Maiduguri unrest: Nigeria police 'thwart suicide blast'
Nigerian police say they killed a man who tried to carry out a car bomb attack on the police headquarters of a violence-torn north-east city.
The man was shot dead as he drove the explosives-laden car into the police compound in Maiduguri, police said.
Police spokesmen said several containers of both gunpowder and petrol were found in the car.
Maiduguri has been in the grip of fighting between soldiers and the radical Islamist sect Boko Haram.
Thousands of people have fled the area in recent weeks as fighting around the city has intensified.
The group, whose name roughly translates as "Western education is forbidden", is fighting to topple the government and create an Islamic state.

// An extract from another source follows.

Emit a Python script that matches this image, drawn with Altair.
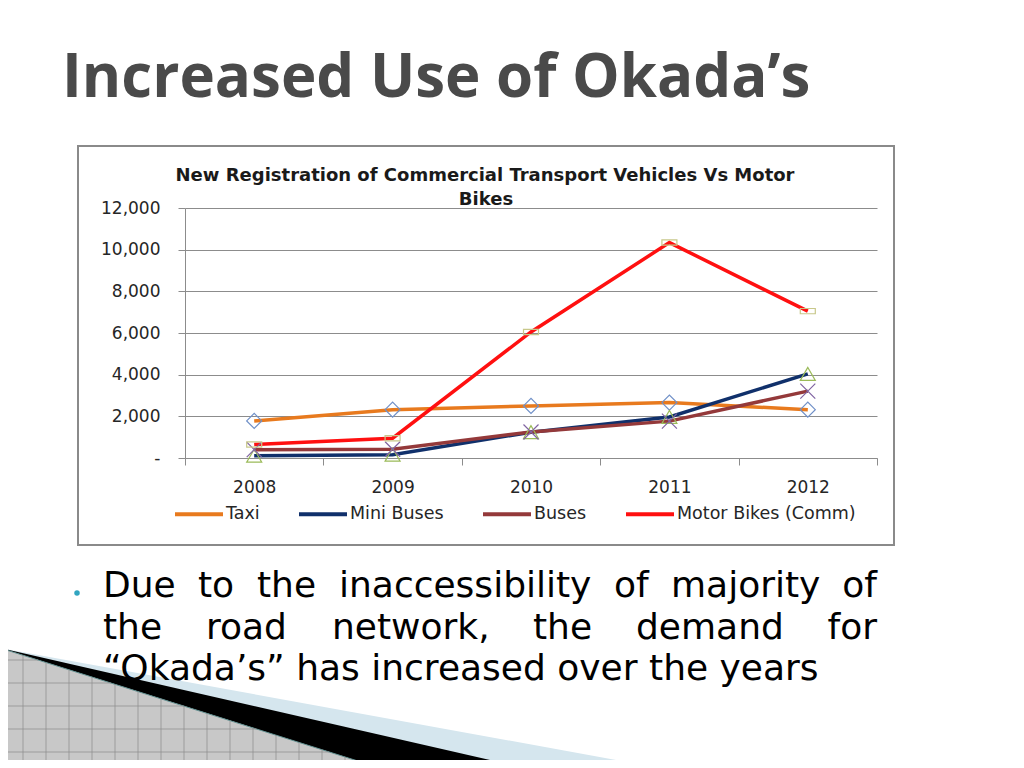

"Our men succeeded in killing a would-be suicide bomber who attempted to force his way into the police headquarters," state police commissioner Simeon Midenda said.
He said the incident happened during the screening of potential police recruits and 1,500 hopefuls were in the grounds at the time.
"Our initial suspicion is the attacker is from the Boko Haram sect," he was quoted by the AFP news agency as saying.
Two years ago, Nigeria's security forces brutally suppressed an uprising by the sect, destroying its compound in Maiduguri - the capital of Borno state - and then capturing and killing its leader Mohammed Yusuf.
Instead of disappearing, the group re-emerged last September and vowed to avenge its leader's death.
The BBC's Bilkisu Babangida in Maiduguri says it is the first time the police headquarters in Maiduguri has been targeted by a car bomber.
Last month, motorbikes were banned in of Maiduguri to prevent drive-by assassinations of security officers and politicians by sect members.
In June, Boko Haram said it had carried out an attack on the headquarters of the Nigerian police in Abuja, which killed at least six people.
In response, the security forces launched another crackdown on the group and fighting has intensified in recent weeks.
But correspondents say many people in Maiduguri and elsewhere in the state of Borno say they do not know whether to be more scared of Boko Haram or the security forces.
The governor of Borno recently admitted that the army has been guilty of excesses during operations to counter Boko Haram.
A committee is due to report back to Nigeria's president on the security situation in Borno state and the prospects for opening negotiations with Boko Haram.